Written task
Reproduce exactly the lines from the one that holds "Rebuild this diagram" through the last line of the entries, both ends included, but not the pictures.

Data listing
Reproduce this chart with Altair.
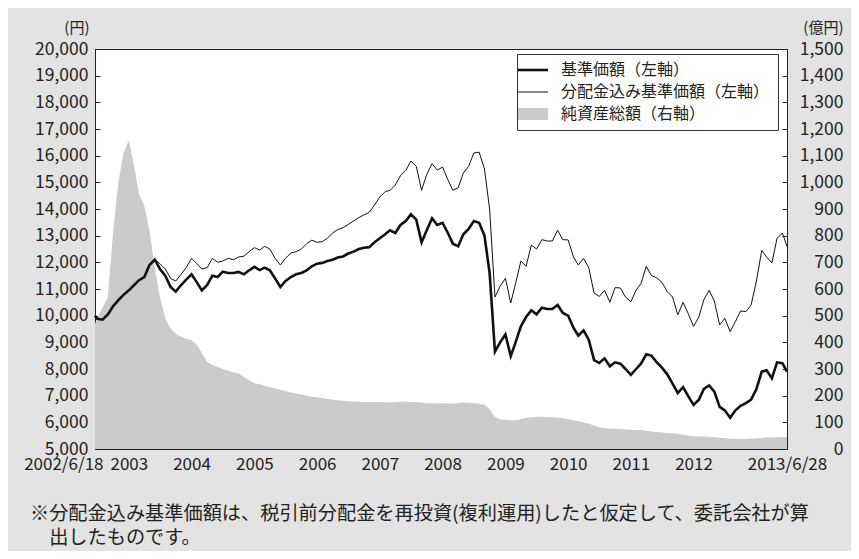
import altair as alt
import pandas as pd

# ---- data ----
month_starts = pd.date_range("2002-07-01", "2013-06-01", freq="MS").strftime("%Y-%m-%d").tolist()
dates = ["2002-06-18"] + month_starts + ["2013-06-28"]

# 基準価額 (円)
nav = (
    [10000]
    + [9880, 9850, 10050, 10350, 10580, 10780]
    + [10950, 11150, 11330, 11450, 11900, 12100, 11750, 11500, 11075, 10900, 11150, 11350]
    + [11550, 11250, 10950, 11150, 11500, 11450, 11650, 11600, 11600, 11640, 11550, 11700]
    + [11830, 11710, 11800, 11700, 11400, 11075, 11300, 11450, 11550, 11600, 11700, 11850]
    + [11950, 11980, 12050, 12100, 12180, 12220, 12330, 12400, 12500, 12550, 12570, 12750]
    + [12900, 13050, 13200, 13100, 13400, 13550, 13800, 13600, 12750, 13200, 13650, 13400]
    + [13480, 13100, 12700, 12600, 13050, 13250, 13550, 13480, 13000, 11600, 8650, 9000]
    + [9300, 8480, 9000, 9600, 9950, 10200, 10050, 10300, 10250, 10250, 10400, 10100]
    + [10000, 9550, 9250, 9450, 9100, 8330, 8230, 8400, 8100, 8250, 8200, 8000]
    + [7780, 8000, 8200, 8550, 8500, 8250, 8050, 7800, 7450, 7100, 7320, 6980]
    + [6650, 6850, 7250, 7380, 7150, 6580, 6450, 6170, 6450, 6620, 6720, 6850]
    + [7250, 7900, 7950, 7650, 8250, 8220]
    + [7900]
)

# 分配金込み基準価額 (円)
nav_div = (
    [10000]
    + [9880, 9850, 10050, 10350, 10580, 10780]
    + [10950, 11150, 11330, 11450, 11900, 12100, 11950, 11750, 11400, 11300, 11550, 11800]
    + [12150, 11950, 11750, 11800, 12150, 12000, 12050, 12150, 12100, 12200, 12230, 12400]
    + [12550, 12460, 12600, 12500, 12150, 11900, 12150, 12350, 12400, 12500, 12700, 12830]
    + [12750, 12780, 12900, 13100, 13230, 13300, 13420, 13550, 13680, 13780, 13880, 14150]
    + [14450, 14650, 14700, 14900, 15250, 15450, 15800, 15600, 14700, 15300, 15700, 15460]
    + [15570, 15100, 14700, 14800, 15350, 15600, 16100, 16130, 15500, 14000, 10700, 11100]
    + [11400, 10480, 11200, 12050, 11850, 12650, 12500, 12850, 12800, 12800, 13200, 12850]
    + [12840, 12200, 11900, 12150, 11800, 10850, 10720, 10950, 10500, 11050, 11040, 10700]
    + [10520, 10960, 11200, 11850, 11500, 11420, 11250, 10900, 10700, 10030, 10500, 10080]
    + [9600, 9950, 10600, 10950, 10550, 9650, 9900, 9400, 9780, 10180, 10150, 10400]
    + [11300, 12450, 12200, 11980, 12900, 13100]
    + [12600]
)

# 純資産総額 (億円)
assets = (
    [470]
    + [490, 530, 570, 810, 1000, 1110]
    + [1158, 1060, 955, 912, 820, 680, 570, 490, 452, 432, 421, 413]
    + [408, 390, 360, 326, 315, 308, 300, 293, 287, 283, 270, 258]
    + [247, 243, 237, 232, 228, 222, 217, 212, 208, 204, 200, 196]
    + [194, 191, 188, 185, 183, 181, 179, 178, 177, 176, 176, 176]
    + [176, 175, 174, 176, 177, 177, 176, 175, 174, 172, 172, 171]
    + [172, 172, 170, 172, 174, 173, 172, 170, 166, 150, 120, 112]
    + [110, 108, 108, 112, 116, 119, 121, 121, 120, 119, 117, 115]
    + [112, 108, 104, 100, 95, 88, 82, 78, 77, 76, 75, 73]
    + [72, 71, 71, 68, 66, 64, 62, 60, 59, 56, 53, 50]
    + [48, 47, 47, 45, 44, 42, 40, 38, 38, 37, 38, 39]
    + [40, 41, 43, 43, 44, 44]
    + [44]
)

NAV = "基準価額（左軸）"
NAVD = "分配金込み基準価額（左軸）"
AST = "純資産総額（右軸）"
series_names = [NAV, NAVD, AST]

left_ticks = list(range(5000, 20001, 1000))
right_ticks = list(range(0, 1501, 100))
x_years = list(range(2003, 2013))

footnote = [
    "※分配金込み基準価額は、税引前分配金を再投資(複利運用)したと仮定して、委託会社が算",
    "\u200b\u3000出したものです。",
]

df_lines = pd.DataFrame({
    "date": dates * 2,
    "series": [NAV] * len(dates) + [NAVD] * len(dates),
    "value": nav + nav_div,
})
df_area = pd.DataFrame({"date": dates, "series": AST, "value": assets})

# ---- styling ----
FONT = "Noto Sans CJK JP"
INK = "#222222"
AREA = "#cbcbcb"
INWARD = {"expr": "-5"}

x_vals = (
    [alt.DateTime(year=2002, month=6, date=18, utc=True)]
    + [alt.DateTime(year=y, month=1, date=1, utc=True) for y in x_years]
    + [alt.DateTime(year=2013, month=6, date=28, utc=True)]
)

x_axis = alt.Axis(
    values=x_vals,
    labelExpr="utcmonth(datum.value) == 0 && utcdate(datum.value) == 1 ? utcFormat(datum.value, '%Y') : utcFormat(datum.value, '%Y/%-m/%-d')",
    labelAlign={"condition": {"test": "utcyear(datum.value) == 2002", "value": "right"}, "value": "center"},
    labelOffset={"condition": {"test": "utcyear(datum.value) == 2002", "value": 8}, "value": 0},
    tickSize=INWARD, labelPadding=12, title=None, grid=False,
    labelFont=FONT, labelFontSize=17, labelColor=INK,
    domainColor=INK, tickColor=INK, labelOverlap=False, labelBound=False,
)
x_enc = alt.X(
    "date:T",
    scale=alt.Scale(domain=[x_vals[0], x_vals[-1]], nice=False),
    axis=x_axis,
)

color_scale = alt.Scale(domain=series_names, range=["#111111", "#111111", AREA])
legend = alt.Legend(
    orient="none", legendX=422, legendY=5, title=None, direction="vertical",
    labelFont=FONT, labelFontSize=16, labelColor=INK, labelOffset=20, labelLimit=400,
    symbolSize=900,
    symbolType={"expr": f"datum.value == '{AST}' ? 'M-1,-0.4H1V0.4H-1Z' : 'stroke'"},
    symbolStrokeWidth={"expr": f"datum.value == '{NAV}' ? 2.6 : (datum.value == '{AST}' ? 0 : 1)"},
    symbolFillColor={"expr": f"datum.value == '{AST}' ? '{AREA}' : 'transparent'"},
    symbolStrokeColor={"expr": f"datum.value == '{AST}' ? '{AREA}' : '#111111'"},
    strokeColor="#333333", fillColor="white", padding=8, rowPadding=6,
)

area = alt.Chart(df_area).mark_area(color=AREA, interpolate="linear").encode(
    x=x_enc,
    y=alt.Y(
        "value:Q",
        scale=alt.Scale(domain=[0, 1500], nice=False, zero=True),
        axis=alt.Axis(
            orient="right", values=right_ticks, format=",d", grid=False,
            title="(億円)", titleAngle=0, titleAlign="right", titleBaseline="bottom",
            titleX=56, titleY=-14, titleFont=FONT, titleFontSize=15,
            titleFontWeight="normal", titleColor=INK,
            tickSize=INWARD, labelPadding=61, labelAlign="right",
            labelFont=FONT, labelFontSize=17.5, labelColor=INK,
            domainColor=INK, tickColor=INK,
        ),
    ),
    color=alt.Color("series:N", scale=color_scale, legend=legend),
)

lines = alt.Chart(df_lines).mark_line(interpolate="linear").encode(
    x=x_enc,
    y=alt.Y(
        "value:Q",
        scale=alt.Scale(domain=[5000, 20000], nice=False, zero=False),
        axis=alt.Axis(
            orient="left", values=left_ticks, format=",d", grid=False,
            title="(円)", titleAngle=0, titleAlign="right", titleBaseline="bottom",
            titleX=-6, titleY=-14, titleFont=FONT, titleFontSize=15,
            titleFontWeight="normal", titleColor=INK,
            tickSize=INWARD, labelPadding=12,
            labelFont=FONT, labelFontSize=17.5, labelColor=INK,
            domainColor=INK, tickColor=INK,
        ),
    ),
    color=alt.Color("series:N", scale=color_scale, legend=legend),
    strokeWidth=alt.StrokeWidth(
        "series:N", scale=alt.Scale(domain=[NAV, NAVD], range=[2.6, 1.0]), legend=None
    ),
    detail="series:N",
)

chart = (
    alt.layer(area, lines)
    .resolve_scale(y="independent")
    .properties(
        width=692,
        height=400,
        autosize=alt.AutoSizeParams(type="none"),
        padding={"left": 87, "top": 41, "right": 64, "bottom": 102},
        background="#e3e3e3",
        title=alt.TitleParams(
            text=footnote, orient="bottom", anchor="start", frame="group",
            dx=-65, offset=33, font=FONT, fontSize=19.2, fontWeight="normal",
            color=INK, lineHeight=24, baseline="top",
        ),
    )
    .configure_view(fill="white", stroke=INK, strokeWidth=1)
)

chart.save("out.html", embed_options={"renderer": "svg", "actions": False})
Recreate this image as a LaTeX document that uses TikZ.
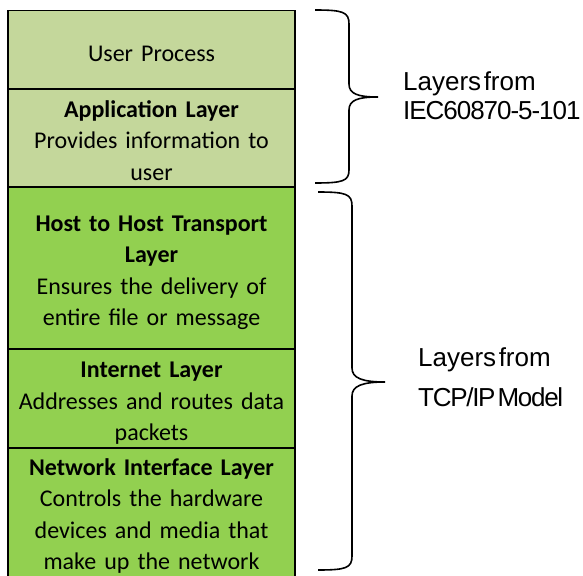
\documentclass[tikz,border=0pt]{standalone}
\usepackage{fontspec}
\setmainfont[WordSpace=0.8]{Carlito}
\newfontfamily\sidefont[WordSpace=0.35]{Liberation Sans}
\definecolor{paleolive}{HTML}{C4D79B}
\definecolor{leafgreen}{HTML}{92D050}
\tikzset{
  layerbox/.style={draw=black, line width=1.5bp, minimum width=287bp, inner sep=0pt},
  upperlayer/.style={layerbox, fill=paleolive},
  lowerlayer/.style={layerbox, fill=leafgreen},
  layertext/.style={inner sep=0pt, align=center, text width=270bp,
    font=\fontsize{24bp}{31.5bp}\selectfont},
  bracepath/.style={draw=black, line width=1.6bp},
  sidenote/.style={anchor=west, align=left, inner sep=0pt}
}
\begin{document}
\begin{tikzpicture}[x=1bp, y=-1bp]
\useasboundingbox (0,0) rectangle (583,576);
\clip (0,0) rectangle (583,576);

% protocol stack, top to bottom
\node[upperlayer, minimum height=78.5bp] (user) at (151.5,49.75) {};
\node[upperlayer, minimum height=98bp] (app) at (151.5,138) {};
\node[lowerlayer, minimum height=162bp] (host) at (151.5,268) {};
\node[lowerlayer, minimum height=99bp] (inet) at (151.5,398.5) {};
\node[lowerlayer, minimum height=136bp] (netif) at (151.5,516) {};

% layer captions
\node[layertext, yshift=-4bp] (usertext) at (user.center) {User Process};
\node[layertext, yshift=-2.5bp] (apptext) at (app.center)
  {\textbf{Application Layer}\\Provides information to\\user};
\node[layertext, yshift=-5bp] (hosttext) at (host.center)
  {\textbf{Host to Host Transport}\\\textbf{Layer}\\Ensures the delivery of\\entire file or message};
\node[layertext, yshift=-5bp] (inettext) at (inet.center)
  {\textbf{Internet Layer}\\Addresses and routes data\\packets};
\node[layertext] (netiftext) at (netif.center)
  {\textbf{Network Interface Layer}\\Controls the hardware\\devices and media that\\make up the network};

% brace over the upper two layers
\draw[bracepath] (315,10) .. controls (343,10) and (349,12) .. (349,24)
  -- (349,84) .. controls (349,94) and (358,97) .. (378,97)
  (378,97) .. controls (358,97) and (349,100) .. (349,110)
  -- (349,170) .. controls (349,181) and (343,183) .. (315,183);
% brace over the lower three layers
\draw[bracepath] (318,192) .. controls (346,192) and (352,194) .. (352,206)
  -- (352,368) .. controls (352,378) and (362,382) .. (385,382)
  (385,382) .. controls (362,382) and (352,386) .. (352,396)
  -- (352,556) .. controls (352,568) and (346,570) .. (318,570);

\node[sidenote, font=\sidefont\fontsize{26bp}{29bp}\selectfont] (iecnote) at (403,96)
  {Layers from\\\addfontfeature{LetterSpace=-4}IEC60870-5-101};
\node[sidenote, font=\sidefont\fontsize{26bp}{40bp}\selectfont] (tcpnote) at (418,377)
  {Layers from\\\addfontfeature{LetterSpace=-5}TCP/IP Model};
\end{tikzpicture}
\end{document}
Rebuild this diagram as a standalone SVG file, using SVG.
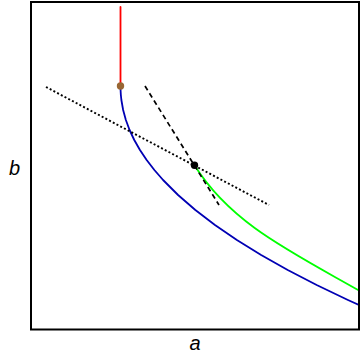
<svg xmlns="http://www.w3.org/2000/svg" width="360" height="360" viewBox="0 0 360 360">
<style>
.curve{fill:none;stroke-width:1.8;stroke-linejoin:round;stroke-linecap:round}
.lbl{font-family:"Liberation Sans",Arial,sans-serif;font-style:italic;font-size:20px;fill:#000}
</style>
<defs>
<clipPath id="plot"><rect x="31" y="2" width="328" height="327.5"/></clipPath>
</defs>
<rect width="360" height="360" fill="#fff"/>
<g id="connectors" clip-path="url(#plot)">
<path id="red" class="curve" stroke="#ff0000" d="M120.5,7 L120.5,86"/>
<path id="blue" class="curve" stroke="#0000b4" d="M120.5,86 L120.57,90 L120.86,95 L121.38,100 L123.14,110 L125.87,120 L129.57,130 L134.27,140 L139.96,150 L146.66,160 L154.37,170 L163.08,180 L178.07,195 L195.36,210 L214.96,225 L236.88,240 L261.14,255 L287.73,270 L316.67,285 L347.96,300 L358.93,305 L366,308.2"/>
<path id="green" class="curve" stroke="#00ff00" d="M194.5,165.3 C230.5,222.9 289,250.8 359,290.5 L366,294.5"/>
<path id="dotted" fill="none" stroke="#000" stroke-width="1.9" stroke-dasharray="2,2.2" d="M46,87 L269,205"/>
<path id="dashed" fill="none" stroke="#000" stroke-width="1.7" stroke-dasharray="5,3.5" d="M145,86 L219,205"/>
</g>
<g id="point-brown"><circle cx="120.5" cy="86" r="3.7" fill="#996633"/></g>
<g id="point-black"><circle cx="194.5" cy="165.3" r="3.7" fill="#000"/></g>
<g id="frame"><rect x="31" y="2" width="328" height="327.5" fill="none" stroke="#000" stroke-width="2"/></g>
<g id="axis-labels">
<text class="lbl" x="14.5" y="174.5" text-anchor="middle">b</text>
<text class="lbl" x="195" y="349.5" text-anchor="middle">a</text>
</g>
</svg>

Output of the exercise
Rebuild this diagram as a standalone SVG file, using SVG.
<svg xmlns="http://www.w3.org/2000/svg" width="360" height="360" viewBox="0 0 360 360">
<style>
.curve{fill:none;stroke-width:1.8;stroke-linejoin:round;stroke-linecap:round}
.lbl{font-family:"Liberation Sans",Arial,sans-serif;font-style:italic;font-size:20px;fill:#000}
</style>
<defs>
<clipPath id="plot"><rect x="31" y="2" width="328" height="327.5"/></clipPath>
</defs>
<rect width="360" height="360" fill="#fff"/>
<g id="connectors" clip-path="url(#plot)">
<path id="red" class="curve" stroke="#ff0000" d="M120.5,7 L120.5,86"/>
<path id="blue" class="curve" stroke="#0000b4" d="M120.5,86 L120.57,90 L120.86,95 L121.38,100 L123.14,110 L125.87,120 L129.57,130 L134.27,140 L139.96,150 L146.66,160 L154.37,170 L163.08,180 L178.07,195 L195.36,210 L214.96,225 L236.88,240 L261.14,255 L287.73,270 L316.67,285 L347.96,300 L358.93,305 L366,308.2"/>
<path id="green" class="curve" stroke="#00ff00" d="M194.5,165.3 C230.5,222.9 289,250.8 359,290.5 L366,294.5"/>
<path id="dotted" fill="none" stroke="#000" stroke-width="1.9" stroke-dasharray="2,2.2" d="M46,87 L269,205"/>
<path id="dashed" fill="none" stroke="#000" stroke-width="1.7" stroke-dasharray="5,3.5" d="M145,86 L219,205"/>
</g>
<g id="point-brown"><circle cx="120.5" cy="86" r="3.7" fill="#996633"/></g>
<g id="point-black"><circle cx="194.5" cy="165.3" r="3.7" fill="#000"/></g>
<g id="frame"><rect x="31" y="2" width="328" height="327.5" fill="none" stroke="#000" stroke-width="2"/></g>
<g id="axis-labels">
<text class="lbl" x="14.5" y="174.5" text-anchor="middle">b</text>
<text class="lbl" x="195" y="349.5" text-anchor="middle">a</text>
</g>
</svg>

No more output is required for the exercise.